• **Short exercise**: Write out word for word each line of the records, beginning at the first and stopping after the line with "(TR) -- (TL) -- (BL);". Leave the pictures out.

Source code of charts

--- Start ---

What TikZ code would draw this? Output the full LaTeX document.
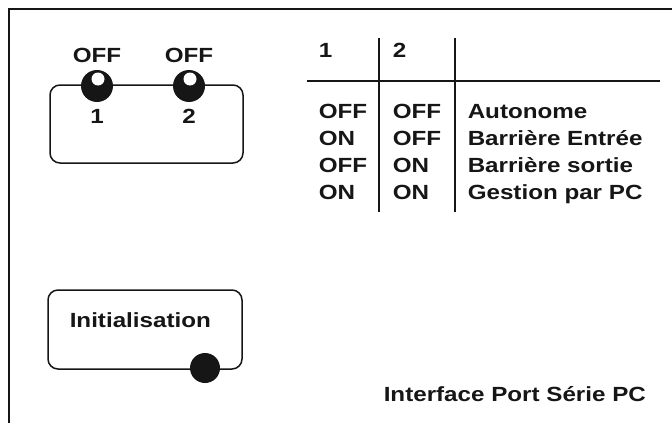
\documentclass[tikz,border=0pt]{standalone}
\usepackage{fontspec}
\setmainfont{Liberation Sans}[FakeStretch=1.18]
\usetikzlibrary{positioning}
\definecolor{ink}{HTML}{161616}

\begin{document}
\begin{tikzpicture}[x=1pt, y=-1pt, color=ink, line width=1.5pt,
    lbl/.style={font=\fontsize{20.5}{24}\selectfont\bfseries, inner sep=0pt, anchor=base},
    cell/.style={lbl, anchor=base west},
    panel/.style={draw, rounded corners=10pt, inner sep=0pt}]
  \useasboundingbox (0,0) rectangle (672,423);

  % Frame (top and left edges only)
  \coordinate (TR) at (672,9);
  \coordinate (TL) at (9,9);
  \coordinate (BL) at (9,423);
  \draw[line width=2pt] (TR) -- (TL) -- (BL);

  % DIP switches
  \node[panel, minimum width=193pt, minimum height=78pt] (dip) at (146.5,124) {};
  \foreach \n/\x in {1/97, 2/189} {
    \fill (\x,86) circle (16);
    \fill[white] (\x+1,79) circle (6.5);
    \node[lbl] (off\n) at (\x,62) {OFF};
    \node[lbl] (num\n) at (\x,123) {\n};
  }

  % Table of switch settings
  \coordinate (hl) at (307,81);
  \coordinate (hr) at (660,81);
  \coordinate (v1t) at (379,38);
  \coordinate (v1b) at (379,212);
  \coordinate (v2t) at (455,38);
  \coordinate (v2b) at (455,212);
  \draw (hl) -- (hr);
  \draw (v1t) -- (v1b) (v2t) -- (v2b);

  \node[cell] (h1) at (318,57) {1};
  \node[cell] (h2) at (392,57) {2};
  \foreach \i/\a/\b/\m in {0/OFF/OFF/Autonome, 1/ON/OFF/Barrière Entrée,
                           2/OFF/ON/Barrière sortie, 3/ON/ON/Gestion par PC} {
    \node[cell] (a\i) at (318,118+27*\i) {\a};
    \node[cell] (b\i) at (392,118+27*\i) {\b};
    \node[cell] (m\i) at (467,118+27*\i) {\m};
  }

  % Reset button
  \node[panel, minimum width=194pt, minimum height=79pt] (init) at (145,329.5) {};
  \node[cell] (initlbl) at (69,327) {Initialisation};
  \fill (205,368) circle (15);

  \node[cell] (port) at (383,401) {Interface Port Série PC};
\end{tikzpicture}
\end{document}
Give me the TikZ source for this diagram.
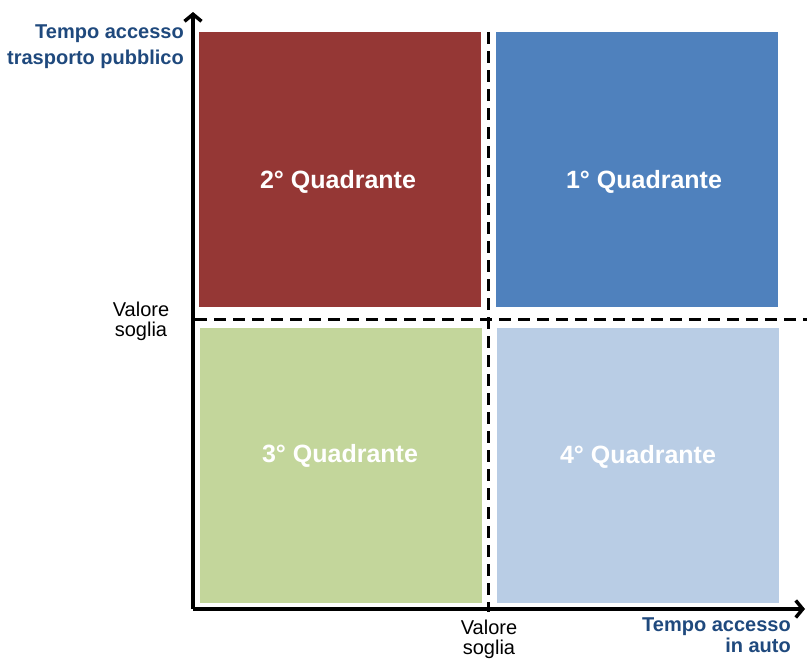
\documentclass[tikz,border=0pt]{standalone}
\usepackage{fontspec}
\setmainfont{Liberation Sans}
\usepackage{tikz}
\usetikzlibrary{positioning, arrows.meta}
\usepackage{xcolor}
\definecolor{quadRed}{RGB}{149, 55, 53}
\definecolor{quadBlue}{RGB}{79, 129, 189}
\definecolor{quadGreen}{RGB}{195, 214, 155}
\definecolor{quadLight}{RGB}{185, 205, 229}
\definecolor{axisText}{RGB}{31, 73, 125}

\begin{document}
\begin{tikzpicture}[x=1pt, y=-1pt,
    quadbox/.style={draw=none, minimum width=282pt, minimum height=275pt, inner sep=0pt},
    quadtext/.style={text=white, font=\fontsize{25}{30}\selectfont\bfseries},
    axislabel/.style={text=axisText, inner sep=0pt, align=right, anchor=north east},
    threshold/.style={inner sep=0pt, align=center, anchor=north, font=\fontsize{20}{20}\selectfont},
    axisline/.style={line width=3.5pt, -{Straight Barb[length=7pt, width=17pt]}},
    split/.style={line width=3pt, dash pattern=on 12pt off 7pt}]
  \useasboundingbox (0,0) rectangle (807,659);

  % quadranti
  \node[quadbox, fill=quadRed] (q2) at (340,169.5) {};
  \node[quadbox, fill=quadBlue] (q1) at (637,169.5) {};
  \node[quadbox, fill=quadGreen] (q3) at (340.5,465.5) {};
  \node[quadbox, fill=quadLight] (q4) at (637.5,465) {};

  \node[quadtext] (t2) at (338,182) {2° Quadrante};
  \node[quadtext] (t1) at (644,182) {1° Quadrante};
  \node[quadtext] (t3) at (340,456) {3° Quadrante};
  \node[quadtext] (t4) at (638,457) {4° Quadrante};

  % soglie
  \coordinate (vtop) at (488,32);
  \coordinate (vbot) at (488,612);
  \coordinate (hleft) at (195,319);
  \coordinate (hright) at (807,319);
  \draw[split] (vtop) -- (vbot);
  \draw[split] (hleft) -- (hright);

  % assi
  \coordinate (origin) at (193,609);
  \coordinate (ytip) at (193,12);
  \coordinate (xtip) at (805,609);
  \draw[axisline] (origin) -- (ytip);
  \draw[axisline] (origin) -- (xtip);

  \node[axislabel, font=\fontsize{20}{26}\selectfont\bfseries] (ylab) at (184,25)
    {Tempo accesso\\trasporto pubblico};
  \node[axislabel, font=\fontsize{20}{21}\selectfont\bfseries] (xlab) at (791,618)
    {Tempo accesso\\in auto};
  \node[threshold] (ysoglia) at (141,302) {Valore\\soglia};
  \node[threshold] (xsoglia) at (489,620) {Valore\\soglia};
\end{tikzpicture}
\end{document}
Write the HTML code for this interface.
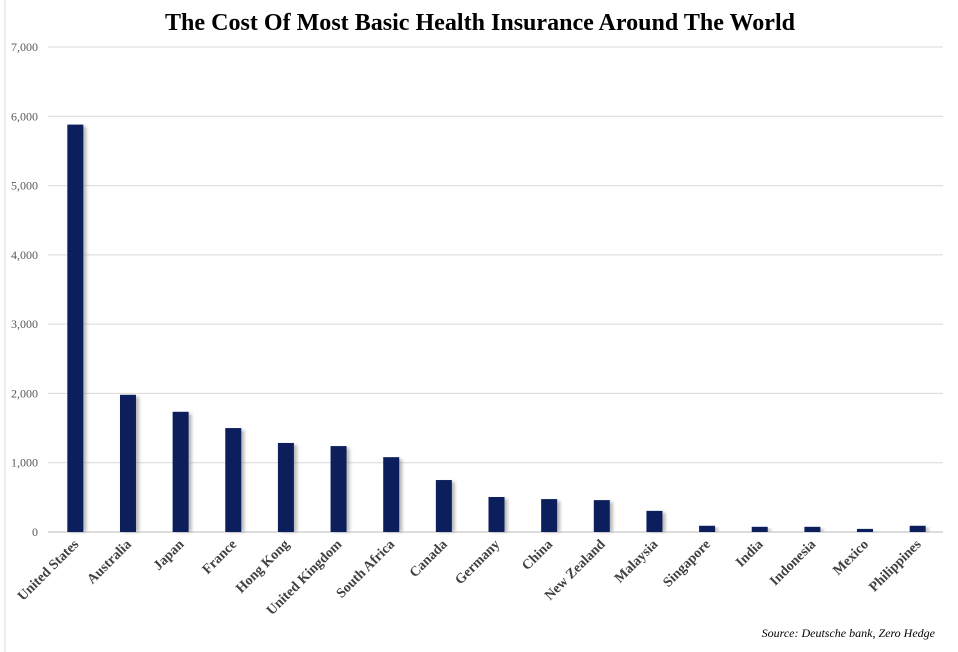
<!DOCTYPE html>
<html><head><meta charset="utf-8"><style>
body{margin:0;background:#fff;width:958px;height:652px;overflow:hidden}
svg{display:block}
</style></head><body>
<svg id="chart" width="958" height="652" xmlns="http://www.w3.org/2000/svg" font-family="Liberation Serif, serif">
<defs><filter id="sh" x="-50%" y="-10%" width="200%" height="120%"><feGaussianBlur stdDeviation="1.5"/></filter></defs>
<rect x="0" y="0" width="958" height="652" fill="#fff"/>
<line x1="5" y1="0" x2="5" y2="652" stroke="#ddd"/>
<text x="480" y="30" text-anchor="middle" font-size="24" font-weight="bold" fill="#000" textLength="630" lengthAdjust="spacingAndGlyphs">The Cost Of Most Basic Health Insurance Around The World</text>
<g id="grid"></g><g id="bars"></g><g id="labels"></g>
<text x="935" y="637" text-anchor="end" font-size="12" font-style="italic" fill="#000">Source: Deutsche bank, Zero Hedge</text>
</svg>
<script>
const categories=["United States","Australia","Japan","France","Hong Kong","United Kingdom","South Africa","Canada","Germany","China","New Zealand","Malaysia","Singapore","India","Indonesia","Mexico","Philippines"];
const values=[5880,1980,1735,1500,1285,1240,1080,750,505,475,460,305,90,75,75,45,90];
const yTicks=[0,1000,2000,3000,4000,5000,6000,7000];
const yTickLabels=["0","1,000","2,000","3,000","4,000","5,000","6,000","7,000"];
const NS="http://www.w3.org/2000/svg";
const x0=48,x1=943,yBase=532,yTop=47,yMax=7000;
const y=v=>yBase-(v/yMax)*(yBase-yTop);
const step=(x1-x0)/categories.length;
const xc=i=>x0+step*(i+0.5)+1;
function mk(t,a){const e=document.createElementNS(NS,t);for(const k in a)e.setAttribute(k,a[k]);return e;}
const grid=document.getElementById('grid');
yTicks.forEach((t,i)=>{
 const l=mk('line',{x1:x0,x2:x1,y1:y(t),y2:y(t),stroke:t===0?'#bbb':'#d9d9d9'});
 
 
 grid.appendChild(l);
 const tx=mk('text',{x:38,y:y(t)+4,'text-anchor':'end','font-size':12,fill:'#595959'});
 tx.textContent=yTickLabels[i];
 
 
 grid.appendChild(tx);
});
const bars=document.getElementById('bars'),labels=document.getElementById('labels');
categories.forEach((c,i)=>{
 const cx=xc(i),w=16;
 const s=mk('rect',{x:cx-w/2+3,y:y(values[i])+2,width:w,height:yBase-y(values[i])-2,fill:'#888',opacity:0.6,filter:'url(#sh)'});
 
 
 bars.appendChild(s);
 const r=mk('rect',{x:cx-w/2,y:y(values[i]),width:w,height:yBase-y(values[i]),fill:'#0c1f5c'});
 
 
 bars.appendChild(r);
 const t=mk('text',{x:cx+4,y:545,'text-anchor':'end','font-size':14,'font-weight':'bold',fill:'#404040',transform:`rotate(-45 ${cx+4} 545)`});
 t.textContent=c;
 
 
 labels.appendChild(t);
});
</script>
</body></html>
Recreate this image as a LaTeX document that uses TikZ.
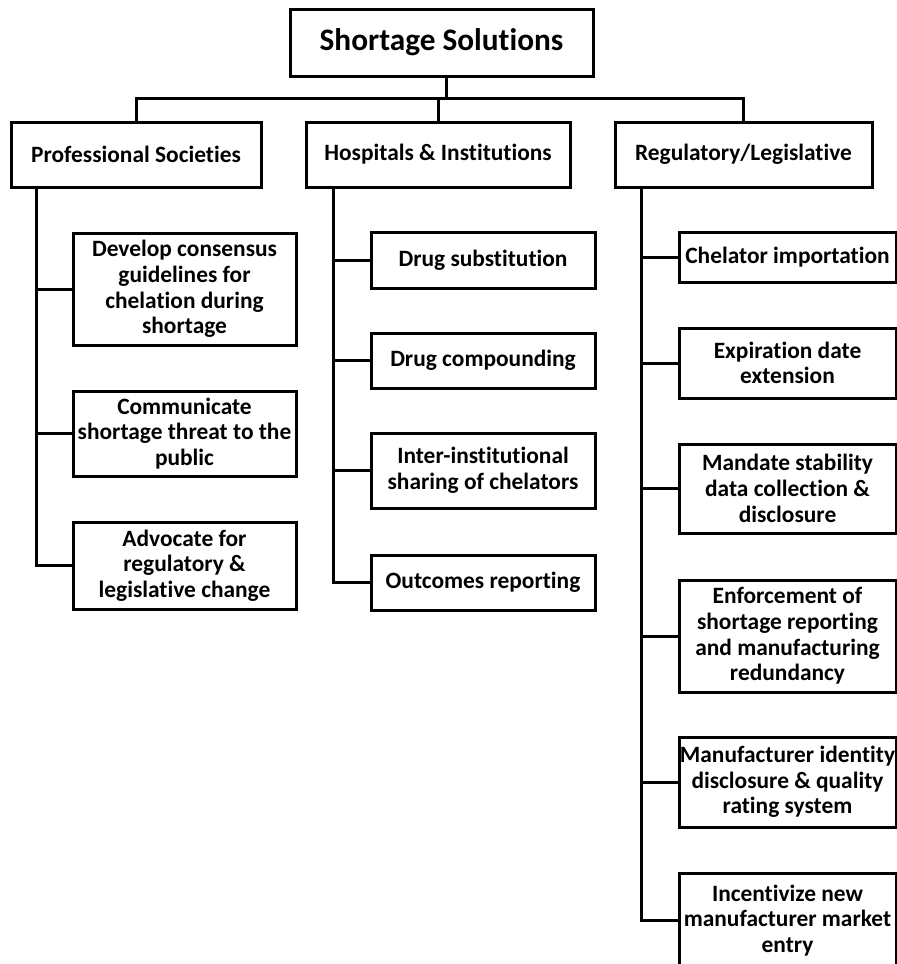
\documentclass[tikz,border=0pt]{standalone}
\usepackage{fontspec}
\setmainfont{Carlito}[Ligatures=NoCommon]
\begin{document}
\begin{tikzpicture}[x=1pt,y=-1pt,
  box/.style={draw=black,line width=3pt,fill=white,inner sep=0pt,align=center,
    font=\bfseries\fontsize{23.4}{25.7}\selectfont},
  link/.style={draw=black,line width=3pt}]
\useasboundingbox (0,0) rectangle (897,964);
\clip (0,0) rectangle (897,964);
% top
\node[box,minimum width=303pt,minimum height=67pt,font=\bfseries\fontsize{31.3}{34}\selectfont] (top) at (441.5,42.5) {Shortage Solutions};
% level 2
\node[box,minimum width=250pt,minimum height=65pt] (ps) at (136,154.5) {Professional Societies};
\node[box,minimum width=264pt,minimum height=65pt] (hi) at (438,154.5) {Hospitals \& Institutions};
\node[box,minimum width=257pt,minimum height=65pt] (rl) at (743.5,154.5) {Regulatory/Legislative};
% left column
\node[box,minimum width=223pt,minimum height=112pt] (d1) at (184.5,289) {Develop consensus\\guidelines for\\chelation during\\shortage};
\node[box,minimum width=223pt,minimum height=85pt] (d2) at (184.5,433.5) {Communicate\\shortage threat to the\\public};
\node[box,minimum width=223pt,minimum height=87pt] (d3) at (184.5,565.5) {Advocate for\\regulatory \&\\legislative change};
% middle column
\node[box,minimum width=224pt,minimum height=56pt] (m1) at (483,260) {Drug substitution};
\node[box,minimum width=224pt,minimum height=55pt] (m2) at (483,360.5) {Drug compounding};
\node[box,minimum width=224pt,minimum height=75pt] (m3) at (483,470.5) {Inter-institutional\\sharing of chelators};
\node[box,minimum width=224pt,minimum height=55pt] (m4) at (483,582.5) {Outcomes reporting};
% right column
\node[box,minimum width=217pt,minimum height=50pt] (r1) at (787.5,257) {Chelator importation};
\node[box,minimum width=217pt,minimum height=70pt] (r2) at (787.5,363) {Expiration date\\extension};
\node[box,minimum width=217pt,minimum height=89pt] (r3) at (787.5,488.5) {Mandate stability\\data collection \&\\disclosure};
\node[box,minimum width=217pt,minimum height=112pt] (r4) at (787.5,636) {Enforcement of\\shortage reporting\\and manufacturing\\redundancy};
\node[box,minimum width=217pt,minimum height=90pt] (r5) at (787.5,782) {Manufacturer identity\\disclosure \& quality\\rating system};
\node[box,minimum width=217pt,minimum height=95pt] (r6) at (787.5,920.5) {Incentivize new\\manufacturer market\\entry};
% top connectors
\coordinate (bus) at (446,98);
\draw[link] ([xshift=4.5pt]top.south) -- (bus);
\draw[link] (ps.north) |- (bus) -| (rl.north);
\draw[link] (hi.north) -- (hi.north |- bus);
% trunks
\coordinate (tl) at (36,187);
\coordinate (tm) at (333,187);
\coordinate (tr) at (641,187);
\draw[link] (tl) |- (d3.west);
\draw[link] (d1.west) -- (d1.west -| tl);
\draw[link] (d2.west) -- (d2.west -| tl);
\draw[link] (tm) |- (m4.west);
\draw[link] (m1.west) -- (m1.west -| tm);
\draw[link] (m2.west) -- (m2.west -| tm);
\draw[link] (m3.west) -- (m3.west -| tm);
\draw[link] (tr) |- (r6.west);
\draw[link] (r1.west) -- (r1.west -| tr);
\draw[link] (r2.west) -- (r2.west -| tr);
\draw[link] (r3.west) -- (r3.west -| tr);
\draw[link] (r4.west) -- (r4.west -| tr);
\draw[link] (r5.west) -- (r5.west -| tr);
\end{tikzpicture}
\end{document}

--- End ---

• **Right answer**:
What TikZ code would draw this? Output the full LaTeX document.
\documentclass[tikz,border=0pt]{standalone}
\usepackage{fontspec}
\setmainfont{Liberation Sans}[FakeStretch=1.18]
\usetikzlibrary{positioning}
\definecolor{ink}{HTML}{161616}

\begin{document}
\begin{tikzpicture}[x=1pt, y=-1pt, color=ink, line width=1.5pt,
    lbl/.style={font=\fontsize{20.5}{24}\selectfont\bfseries, inner sep=0pt, anchor=base},
    cell/.style={lbl, anchor=base west},
    panel/.style={draw, rounded corners=10pt, inner sep=0pt}]
  \useasboundingbox (0,0) rectangle (672,423);

  % Frame (top and left edges only)
  \coordinate (TR) at (672,9);
  \coordinate (TL) at (9,9);
  \coordinate (BL) at (9,423);
  \draw[line width=2pt] (TR) -- (TL) -- (BL);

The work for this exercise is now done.